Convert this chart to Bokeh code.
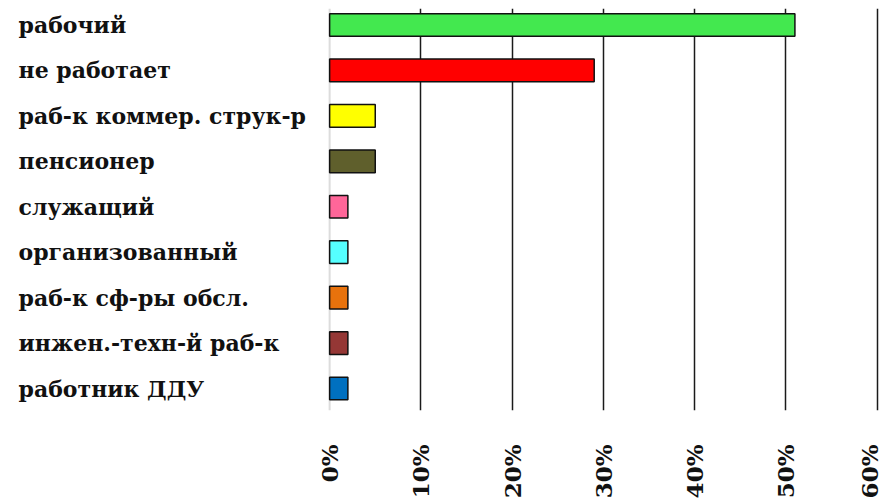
import math
from bokeh.plotting import figure
from bokeh.models import ColumnDataSource, Range1d, FixedTicker, Span
from bokeh.core.properties import value
from bokeh.embed import file_html
from bokeh.resources import INLINE

categories = ["рабочий", "не работает", "раб-к коммер. струк-р", "пенсионер",
              "служащий", "организованный", "раб-к сф-ры обсл.",
              "инжен.-техн-й раб-к", "работник ДДУ"]
values = [51, 29, 5, 5, 2, 2, 2, 2, 2]
colors = ["#43e84f", "#ff0000", "#ffff00", "#5f5f2c", "#ff6699",
          "#55ffff", "#e8720c", "#953735", "#0070c0"]
tick_values = [0, 10, 20, 30, 40, 50, 60]
tick_labels = ["0%", "10%", "20%", "30%", "40%", "50%", "60%"]

n = len(categories)
positions = [n - 1 - i for i in range(n)]

src = ColumnDataSource(dict(cat=categories, val=values, col=colors, pos=positions,
                            lx=[-34.1] * n))

FONT = "DejaVu Serif"

p = figure(frame_width=874, frame_height=402, output_backend="svg", toolbar_location=None,
           x_range=Range1d(-35.2, 60.6), y_range=Range1d(-0.484, 8.363),
           y_axis_location=None, min_border_left=8, min_border_right=0,
           min_border_top=8, min_border_bottom=0)
p.outline_line_color = None
p.ygrid.grid_line_color = None
p.xgrid.ticker = FixedTicker(ticks=tick_values[1:])
p.xgrid.grid_line_color = "#1a1a1a"
p.xgrid.grid_line_width = 1.5

zero = Span(location=tick_values[0], dimension="height", line_color="#dcdcdc",
            line_width=2, level="underlay")
p.add_layout(zero)

p.hbar(y="pos", left=0, right="val", height=0.5, fill_color="col",
       line_color="#111111", line_width=1.5, source=src)

p.text(x="lx", y="pos", text="cat", source=src, text_font=value(FONT),
       text_font_style="bold", text_font_size="22px", text_align="left",
       text_baseline="middle", text_color="#111111")

ax = p.xaxis[0]
ax.ticker = FixedTicker(ticks=tick_values)
ax.major_label_overrides = {v: l for v, l in zip(tick_values, tick_labels)}
ax.major_label_orientation = math.pi / 2
ax.major_label_text_font = FONT
ax.major_label_text_font_style = "bold"
ax.major_label_text_font_size = "23px"
ax.major_label_text_color = "#111111"
ax.major_label_standoff = 28
ax.axis_line_color = None
ax.major_tick_line_color = None
ax.minor_tick_line_color = None

open("out.html", "w").write(file_html(p, INLINE))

What the task asks: In the copy, include no pictures; restate the listing above exactly.

Solved exercise:
Convert this chart to Bokeh code.
import math
from bokeh.plotting import figure
from bokeh.models import ColumnDataSource, Range1d, FixedTicker, Span
from bokeh.core.properties import value
from bokeh.embed import file_html
from bokeh.resources import INLINE

categories = ["рабочий", "не работает", "раб-к коммер. струк-р", "пенсионер",
              "служащий", "организованный", "раб-к сф-ры обсл.",
              "инжен.-техн-й раб-к", "работник ДДУ"]
values = [51, 29, 5, 5, 2, 2, 2, 2, 2]
colors = ["#43e84f", "#ff0000", "#ffff00", "#5f5f2c", "#ff6699",
          "#55ffff", "#e8720c", "#953735", "#0070c0"]
tick_values = [0, 10, 20, 30, 40, 50, 60]
tick_labels = ["0%", "10%", "20%", "30%", "40%", "50%", "60%"]

n = len(categories)
positions = [n - 1 - i for i in range(n)]

src = ColumnDataSource(dict(cat=categories, val=values, col=colors, pos=positions,
                            lx=[-34.1] * n))

FONT = "DejaVu Serif"

p = figure(frame_width=874, frame_height=402, output_backend="svg", toolbar_location=None,
           x_range=Range1d(-35.2, 60.6), y_range=Range1d(-0.484, 8.363),
           y_axis_location=None, min_border_left=8, min_border_right=0,
           min_border_top=8, min_border_bottom=0)
p.outline_line_color = None
p.ygrid.grid_line_color = None
p.xgrid.ticker = FixedTicker(ticks=tick_values[1:])
p.xgrid.grid_line_color = "#1a1a1a"
p.xgrid.grid_line_width = 1.5

zero = Span(location=tick_values[0], dimension="height", line_color="#dcdcdc",
            line_width=2, level="underlay")
p.add_layout(zero)

p.hbar(y="pos", left=0, right="val", height=0.5, fill_color="col",
       line_color="#111111", line_width=1.5, source=src)

p.text(x="lx", y="pos", text="cat", source=src, text_font=value(FONT),
       text_font_style="bold", text_font_size="22px", text_align="left",
       text_baseline="middle", text_color="#111111")

ax = p.xaxis[0]
ax.ticker = FixedTicker(ticks=tick_values)
ax.major_label_overrides = {v: l for v, l in zip(tick_values, tick_labels)}
ax.major_label_orientation = math.pi / 2
ax.major_label_text_font = FONT
ax.major_label_text_font_style = "bold"
ax.major_label_text_font_size = "23px"
ax.major_label_text_color = "#111111"
ax.major_label_standoff = 28
ax.axis_line_color = None
ax.major_tick_line_color = None
ax.minor_tick_line_color = None

open("out.html", "w").write(file_html(p, INLINE))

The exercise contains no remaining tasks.